Anne Arundel County officials last week submitted their annual wish list of legislation to county delegates to the General Assembly, and the main beneficiary would be the Chesapeake Bay.

Three of nine bills to be introduced by local legislators on the county's behalf deal with improving the water quality of the bay by upgrading waste-water treatment.

Two bills seek state subsidies for local jurisdictions or their residents and the third would allow Anne Arundel to join with other counties or Baltimore City to form a regional water and/or waste-water authority similar to the Washington Suburban Sanitary Commission.

In each case, lower costs would make improved waste-water treatment more economically enticing, said Robert Agee, chief aide to County Executive James Lighthizer.

"The general purpose of the bills is to get a dialogue going between the counties and the state," said Agee, who noted that implemenation of Gov. Harry Hughes' Chesapeake Bay cleanup plan depends on local utilities departments. "This is the next step."

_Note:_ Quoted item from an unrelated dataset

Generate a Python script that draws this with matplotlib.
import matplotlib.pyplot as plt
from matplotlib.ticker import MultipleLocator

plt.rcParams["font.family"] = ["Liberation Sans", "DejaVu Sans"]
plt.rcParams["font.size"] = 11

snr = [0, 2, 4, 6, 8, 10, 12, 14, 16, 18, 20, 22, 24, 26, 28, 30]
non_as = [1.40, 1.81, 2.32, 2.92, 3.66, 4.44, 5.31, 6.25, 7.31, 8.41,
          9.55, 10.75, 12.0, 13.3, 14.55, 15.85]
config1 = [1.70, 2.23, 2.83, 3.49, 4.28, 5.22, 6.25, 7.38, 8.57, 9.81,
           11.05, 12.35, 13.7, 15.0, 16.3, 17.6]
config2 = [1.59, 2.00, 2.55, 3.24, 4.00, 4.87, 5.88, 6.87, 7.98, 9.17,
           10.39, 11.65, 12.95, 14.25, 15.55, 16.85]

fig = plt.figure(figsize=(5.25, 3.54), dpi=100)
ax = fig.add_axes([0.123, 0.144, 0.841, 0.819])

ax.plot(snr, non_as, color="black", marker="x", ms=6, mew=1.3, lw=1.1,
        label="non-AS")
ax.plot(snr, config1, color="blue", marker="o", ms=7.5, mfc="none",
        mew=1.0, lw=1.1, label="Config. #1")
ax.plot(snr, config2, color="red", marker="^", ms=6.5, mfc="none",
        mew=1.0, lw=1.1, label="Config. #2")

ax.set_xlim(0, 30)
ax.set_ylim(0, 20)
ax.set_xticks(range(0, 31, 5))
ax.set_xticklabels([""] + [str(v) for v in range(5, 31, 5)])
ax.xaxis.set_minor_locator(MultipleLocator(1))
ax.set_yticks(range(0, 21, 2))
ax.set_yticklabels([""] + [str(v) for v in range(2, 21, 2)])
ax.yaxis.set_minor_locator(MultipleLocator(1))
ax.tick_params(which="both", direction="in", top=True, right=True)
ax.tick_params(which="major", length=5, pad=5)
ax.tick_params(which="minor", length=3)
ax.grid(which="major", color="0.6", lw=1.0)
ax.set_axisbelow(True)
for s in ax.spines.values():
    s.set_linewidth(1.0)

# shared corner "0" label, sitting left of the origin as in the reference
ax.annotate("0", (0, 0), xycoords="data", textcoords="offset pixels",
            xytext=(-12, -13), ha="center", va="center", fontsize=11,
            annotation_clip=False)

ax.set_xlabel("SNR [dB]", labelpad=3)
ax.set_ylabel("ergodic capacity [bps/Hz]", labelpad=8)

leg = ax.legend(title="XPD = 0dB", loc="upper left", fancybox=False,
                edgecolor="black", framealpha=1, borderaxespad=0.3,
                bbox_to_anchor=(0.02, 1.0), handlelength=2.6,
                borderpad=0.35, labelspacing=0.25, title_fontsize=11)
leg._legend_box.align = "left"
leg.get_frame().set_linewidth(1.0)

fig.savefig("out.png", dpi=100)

In one bill, the county asks that the state Department of Health and Mental Hygiene set up a statewide grant program to assist low-income and elderly residents who cannot afford to hook up to public sewers. County residents pay more than $3,300 for a hookup to the system.

"The actual costs are getting very high," Agee said. "Communities will not come in because it's prohibitive."

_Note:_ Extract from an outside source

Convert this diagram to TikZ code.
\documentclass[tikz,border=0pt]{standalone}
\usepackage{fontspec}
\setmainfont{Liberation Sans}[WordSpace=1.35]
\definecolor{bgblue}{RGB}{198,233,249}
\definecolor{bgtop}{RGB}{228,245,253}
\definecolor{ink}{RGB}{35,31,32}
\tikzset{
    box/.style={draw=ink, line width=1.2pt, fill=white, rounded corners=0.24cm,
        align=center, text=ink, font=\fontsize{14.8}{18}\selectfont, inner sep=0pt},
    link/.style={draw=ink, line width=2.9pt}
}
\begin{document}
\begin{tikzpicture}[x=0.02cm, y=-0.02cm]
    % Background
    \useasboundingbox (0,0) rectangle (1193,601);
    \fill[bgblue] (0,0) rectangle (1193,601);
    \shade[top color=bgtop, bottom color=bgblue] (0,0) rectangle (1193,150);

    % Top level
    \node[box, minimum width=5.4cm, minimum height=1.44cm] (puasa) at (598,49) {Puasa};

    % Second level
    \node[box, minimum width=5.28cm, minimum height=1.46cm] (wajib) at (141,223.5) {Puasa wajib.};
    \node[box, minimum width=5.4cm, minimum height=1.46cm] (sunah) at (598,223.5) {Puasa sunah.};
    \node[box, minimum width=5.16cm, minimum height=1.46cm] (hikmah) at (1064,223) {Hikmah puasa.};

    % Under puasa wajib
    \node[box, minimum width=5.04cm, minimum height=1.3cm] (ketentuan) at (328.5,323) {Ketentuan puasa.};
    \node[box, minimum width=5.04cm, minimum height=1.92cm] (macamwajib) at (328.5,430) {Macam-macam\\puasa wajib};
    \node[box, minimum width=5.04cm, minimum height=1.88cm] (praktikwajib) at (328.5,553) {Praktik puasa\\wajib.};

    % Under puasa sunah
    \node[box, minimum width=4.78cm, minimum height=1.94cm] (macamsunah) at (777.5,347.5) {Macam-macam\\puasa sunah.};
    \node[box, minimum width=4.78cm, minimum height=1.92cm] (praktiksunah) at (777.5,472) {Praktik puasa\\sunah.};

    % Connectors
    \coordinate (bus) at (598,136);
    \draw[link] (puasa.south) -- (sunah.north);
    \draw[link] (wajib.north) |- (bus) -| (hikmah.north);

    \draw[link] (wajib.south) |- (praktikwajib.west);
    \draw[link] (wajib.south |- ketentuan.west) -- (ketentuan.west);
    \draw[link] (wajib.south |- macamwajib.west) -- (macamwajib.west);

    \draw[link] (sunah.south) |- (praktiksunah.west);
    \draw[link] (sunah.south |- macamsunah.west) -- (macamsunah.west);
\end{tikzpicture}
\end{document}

The only relief available is federal Community Development Block Grants, which require entire communities to meet income eligibility standards and don't allow for the occasional resident who cannot afford connection, he said. The state grants would be based on established income eligibility standards for public assistance.

Another bill would require the state to help local jurisdictions pay for removing phosphorus, a nutrient that can spur algae growth, from waste-water. Anne Arundel voluntarily has begun removing phosphorus at some of its treatment plants and wants state money to help offset the cost for all jurisdictions.

The county also wants the legislature to set a uniform processing fee not to exceed $2 on all child support payments handled by local jurisdictions. The fee would be paid by the person owing support.

Until last year, each jurisdiction set its own fee, but a suit against Prince George's County and Baltimore found that separately established fees were illegal. Because of that suit, no state fees are charged.

Among other requests:

* Permission for the county to increase the current 30-cent fee charged all users of the soon-to-be-connected 911 emergency service, to cover operating costs.

* Reimbursement by the state to the county for handling wildlife-related calls that are the Department of Natural Resources' responsibility.

* An amendment to allow librarians to detain patrons who attempt to leave with unchecked books.